Во Франции в инженерно-административном руководстве промышленностью частного сектора более 50 % персонала происходило из инженеров и лиц свободных профессий, 4 % из рабочих, крестьян и ремесленников, среди инженеров среднего звена – 40 % из землевладельцев, промышленников и высших кадров и 10 % из рабочих496; во второй половине 70-х гг. среди технического персонала почти половина была выходцами из мелких служащих и рабочих, подавляющее большинство чиновников местного управления происходили из мелкой буржуазии; 49 % мэров были сыновьями и внуками лиц, избиравшихся в местные органы, на 1975 г. из более 36 тыс. мэров 781 был рабочим и 954 – служащими497.
В Италии к 1959 г. среди окончивших с 1947 по 1955 г. инженерные факультеты Милана и Турина 37,4 % происходили из предпринимателей и лиц свободных профессий, 28 % – из менеджеров и служащих, самостоятельных работников – 20,1 %, рабочих – 3 %, прочих – 11 %, экономические – соответственно 26,0 % – 26,8 % – 24,9 % – 9,3 % и 13 %; среди выпускников Болонского университета 1953–1959 гг. из рабочих происходило более 20 %. Среди окончивших университеты в 60-е гг. дети лиц физического труда составляли 10–11 %, а среди учителей неполных средних школ – 33 %. Среди учителей-женщин преобладали дочери предпринимателей, лиц свободных профессий, управляющих и служащих, а среди мужчин значительную часть составляли дети рабочих. В середине 60-х гг. из рабочих, крестьян, ремесленников и мелких служащих происходили 22,2 % чиновников 1-й категории. Среди профессионалов достаточно ясно проявлялась тенденция к наследованию профессии и статуса: во 2-й половине 50-х гг. почти 60 % мальчиков из интеллигентных семей заняли профессию отца (среди рабочих 50–80 % не хотели наследовать отцам); из выпускников 1961 г. профессию отца избрали 30–60 % детей лиц с высшим образованием, в конце 60-х гг. дети отцов с высшим образованием в возрасте 19–28 лет в 80 % случаев учились в университетах498.
Таким образом, в развитых странах более половины состава массовых элитных групп комплектовались из среды этих же (вместе взятых) групп, из лиц физического труда – в пределах 10 %, а порядка трети происходили из т. н. средних слоев, то есть в основном из низших слоев лиц умственного труда («белых воротничков»).

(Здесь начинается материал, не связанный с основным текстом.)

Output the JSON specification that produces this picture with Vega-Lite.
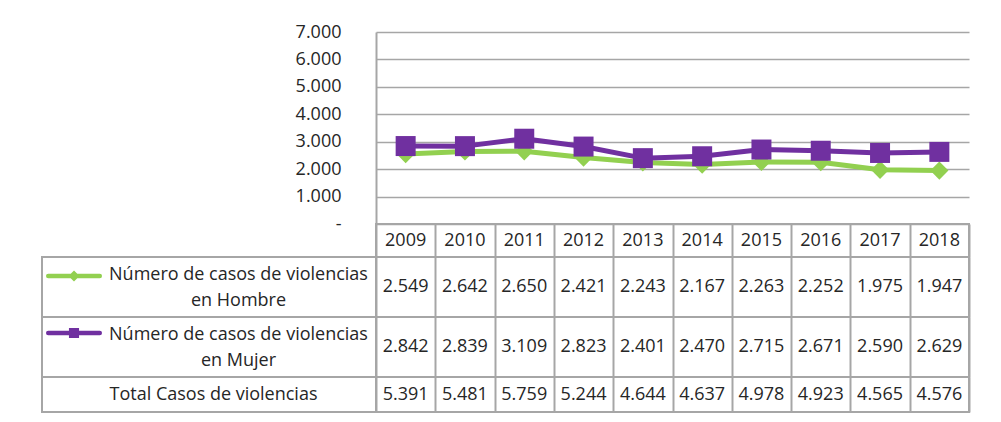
{
  "$schema": "https://vega.github.io/schema/vega-lite/v6.json",
  "background": "white",
  "padding": {"left": 41, "top": 23, "right": 5, "bottom": 5},
  "config": {
    "locale": {"number": {"decimal": ",", "thousands": ".", "grouping": [3], "currency": ["", ""]}},
    "view": {"stroke": null},
    "font": "Open Sans",
    "text": {"font": "Open Sans", "fontSize": 18, "color": "#262626"},
    "axis": {"labelFont": "Open Sans", "labelFontSize": 18, "labelColor": "#262626"}
  },
  "datasets": {
    "d": [
      {"year": "2009", "serie": "Hombre", "value": 2549},
      {"year": "2010", "serie": "Hombre", "value": 2642},
      {"year": "2011", "serie": "Hombre", "value": 2650},
      {"year": "2012", "serie": "Hombre", "value": 2421},
      {"year": "2013", "serie": "Hombre", "value": 2243},
      {"year": "2014", "serie": "Hombre", "value": 2167},
      {"year": "2015", "serie": "Hombre", "value": 2263},
      {"year": "2016", "serie": "Hombre", "value": 2252},
      {"year": "2017", "serie": "Hombre", "value": 1975},
      {"year": "2018", "serie": "Hombre", "value": 1947},
      {"year": "2009", "serie": "Mujer", "value": 2842},
      {"year": "2010", "serie": "Mujer", "value": 2839},
      {"year": "2011", "serie": "Mujer", "value": 3109},
      {"year": "2012", "serie": "Mujer", "value": 2823},
      {"year": "2013", "serie": "Mujer", "value": 2401},
      {"year": "2014", "serie": "Mujer", "value": 2470},
      {"year": "2015", "serie": "Mujer", "value": 2715},
      {"year": "2016", "serie": "Mujer", "value": 2671},
      {"year": "2017", "serie": "Mujer", "value": 2590},
      {"year": "2018", "serie": "Mujer", "value": 2629},
      {"year": "2009", "serie": "Total", "value": 5391},
      {"year": "2010", "serie": "Total", "value": 5481},
      {"year": "2011", "serie": "Total", "value": 5759},
      {"year": "2012", "serie": "Total", "value": 5244},
      {"year": "2013", "serie": "Total", "value": 4644},
      {"year": "2014", "serie": "Total", "value": 4637},
      {"year": "2015", "serie": "Total", "value": 4978},
      {"year": "2016", "serie": "Total", "value": 4923},
      {"year": "2017", "serie": "Total", "value": 4565},
      {"year": "2018", "serie": "Total", "value": 4576}
    ]
  },
  "columns": 2,
  "spacing": 0,
  "bounds": "flush",
  "align": "each",
  "concat": [
    {
      "width": 334, "height": 192,
      "data": {"values": []},
      "mark": "point",
      "encoding": {}
    },
    {
      "width": 593, "height": 192,
      "data": {"name": "d"},
      "encoding": {
        "x": {"field": "year", "type": "ordinal", "scale": {"paddingInner": 0, "paddingOuter": 0}, "axis": null},
        "y": {
          "field": "value", "type": "quantitative",
          "scale": {"domain": [0, 7000]},
          "axis": {
            "title": null,
            "values": [0, 1000, 2000, 3000, 4000, 5000, 6000, 7000],
            "grid": true, "gridColor": "#a6a6a6", "gridWidth": 1.5,
            "ticks": false, "tickSize": 0,
            "domain": true, "domainColor": "#a6a6a6", "domainWidth": 2,
            "labelPadding": 35,
            "labelExpr": "datum.value === 0 ? '-\u00a0\u00a0' : replace(format(datum.value, ','), ',', '.')"
          }
        }
      },
      "layer": [
        {
          "transform": [{"filter": "datum.serie === 'Hombre'"}],
          "mark": {"type": "line", "strokeWidth": 5, "strokeJoin": "round", "strokeCap": "round"},
          "encoding": {
            "color": {
              "field": "serie", "type": "nominal",
              "scale": {"domain": ["Hombre", "Mujer"], "range": ["#92D050", "#7030A0"]},
              "legend": {
                "orient": "none", "legendX": 1.5, "legendY": 213.5,
                "direction": "vertical", "title": null, "padding": 0,
                "rowPadding": 15, "labelExpr": "''", "labelFontSize": 1, "labelOffset": 0,
                "symbolSize": 3136, "symbolStrokeWidth": 4.5, "symbolOffset": 0,
                "encode": {
                  "symbols": {
                    "update": {
                      "shape": {"signal": "datum.value === 'Hombre' ? 'M-0.92,0H0.92M-0.085,0L0,-0.085L0.085,0L0,0.085Z' : 'M-0.92,0H0.92M-0.1,-0.1H0.1V0.1H-0.1Z'"},
                      "fill": {"signal": "datum.value === 'Hombre' ? '#92D050' : '#7030A0'"},
                      "stroke": {"signal": "datum.value === 'Hombre' ? '#92D050' : '#7030A0'"},
                      "strokeWidth": {"value": 4.5},
                      "strokeCap": {"value": "round"},
                      "opacity": {"value": 1}
                    }
                  }
                }
              }
            }
          }
        },
        {
          "transform": [{"filter": "datum.serie === 'Hombre'"}],
          "mark": {"type": "point", "filled": true, "shape": "diamond", "size": 330, "color": "#92D050", "opacity": 1}
        },
        {
          "transform": [{"filter": "datum.serie === 'Mujer'"}],
          "mark": {"type": "line", "strokeWidth": 5, "strokeJoin": "round", "strokeCap": "round"},
          "encoding": {
            "color": {"field": "serie", "type": "nominal"}
          }
        },
        {
          "transform": [{"filter": "datum.serie === 'Mujer'"}],
          "mark": {"type": "point", "filled": true, "shape": "square", "size": 400, "color": "#7030A0", "opacity": 1}
        }
      ]
    },
    {
      "width": 334, "height": 33,
      "data": {"values": []},
      "mark": "point",
      "encoding": {}
    },
    {
      "width": 593, "height": 33,
      "view": {"stroke": "#a6a6a6", "strokeWidth": 2},
      "data": {"name": "d"},
      "transform": [{"filter": "datum.serie === 'Total'"}],
      "mark": {"type": "text"},
      "encoding": {
        "x": {"field": "year", "type": "ordinal", "scale": {"paddingInner": 0, "paddingOuter": 0},
              "axis": {"title": null, "grid": true, "tickBand": "extent", "gridColor": "#a6a6a6", "gridWidth": 2, "labels": false, "ticks": false, "domain": false}},
        "text": {"field": "year"}
      }
    },
    {
      "width": 334, "height": 60,
      "view": {"stroke": "#a6a6a6", "strokeWidth": 2},
      "data": {"values": []},
      "mark": "point",
      "encoding": {}
    },
    {
      "width": 593, "height": 60,
      "view": {"stroke": "#a6a6a6", "strokeWidth": 2},
      "data": {"name": "d"},
      "transform": [{"filter": "datum.serie === 'Hombre'"}],
      "mark": {"type": "text"},
      "encoding": {
        "x": {"field": "year", "type": "ordinal", "scale": {"paddingInner": 0, "paddingOuter": 0},
              "axis": {"title": null, "grid": true, "tickBand": "extent", "gridColor": "#a6a6a6", "gridWidth": 2, "labels": false, "ticks": false, "domain": false}},
        "y": {"field": "serie", "type": "nominal",
              "axis": {"title": null, "ticks": false, "tickSize": 0, "domain": false, "labelAlign": "center", "labelBaseline": "middle", "labelPadding": 138, "labelOffset": -13, "labelLineHeight": 26, "labelLimit": 500, "labelExpr": "['Número de casos de violencias', 'en Hombre']"}},
        "text": {"field": "value", "type": "quantitative", "format": ","}
      }
    },
    {
      "width": 334, "height": 60,
      "view": {"stroke": "#a6a6a6", "strokeWidth": 2},
      "data": {"values": []},
      "mark": "point",
      "encoding": {}
    },
    {
      "width": 593, "height": 60,
      "view": {"stroke": "#a6a6a6", "strokeWidth": 2},
      "data": {"name": "d"},
      "transform": [{"filter": "datum.serie === 'Mujer'"}],
      "mark": {"type": "text"},
      "encoding": {
        "x": {"field": "year", "type": "ordinal", "scale": {"paddingInner": 0, "paddingOuter": 0},
              "axis": {"title": null, "grid": true, "tickBand": "extent", "gridColor": "#a6a6a6", "gridWidth": 2, "labels": false, "ticks": false, "domain": false}},
        "y": {"field": "serie", "type": "nominal",
              "axis": {"title": null, "ticks": false, "tickSize": 0, "domain": false, "labelAlign": "center", "labelBaseline": "middle", "labelPadding": 138, "labelOffset": -13, "labelLineHeight": 26, "labelLimit": 500, "labelExpr": "['Número de casos de violencias', 'en Mujer']"}},
        "text": {"field": "value", "type": "quantitative", "format": ","}
      }
    },
    {
      "width": 334, "height": 35,
      "view": {"stroke": "#a6a6a6", "strokeWidth": 2},
      "data": {"values": []},
      "mark": "point",
      "encoding": {}
    },
    {
      "width": 593, "height": 35,
      "view": {"stroke": "#a6a6a6", "strokeWidth": 2},
      "data": {"name": "d"},
      "transform": [{"filter": "datum.serie === 'Total'"}],
      "mark": {"type": "text"},
      "encoding": {
        "x": {"field": "year", "type": "ordinal", "scale": {"paddingInner": 0, "paddingOuter": 0},
              "axis": {"title": null, "grid": true, "tickBand": "extent", "gridColor": "#a6a6a6", "gridWidth": 2, "labels": false, "ticks": false, "domain": false}},
        "y": {"field": "serie", "type": "nominal",
              "axis": {"title": null, "ticks": false, "tickSize": 0, "domain": false, "labelAlign": "center", "labelBaseline": "middle", "labelPadding": 163, "labelLimit": 500, "labelExpr": "'Total Casos de violencias'"}},
        "text": {"field": "value", "type": "quantitative", "format": ","}
      }
    }
  ]
}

Сами же эти слои от трети до более, чем половины, происходили из лиц физического труда, в очень небольшой мере – из членов массовых элитных групп, а в остальном – из своей собственной среды. Следовательно, вертикальная социальная мобильность для большинства представителей низших социальных групп осуществлялась «поэтапно»: более значительная часть перемещалась сначала в «белые воротнички» (низшие слои лиц умственного труда), а в следующем поколении – в массовые элитные группы, и лишь меньшая – непосредственно в эти группы.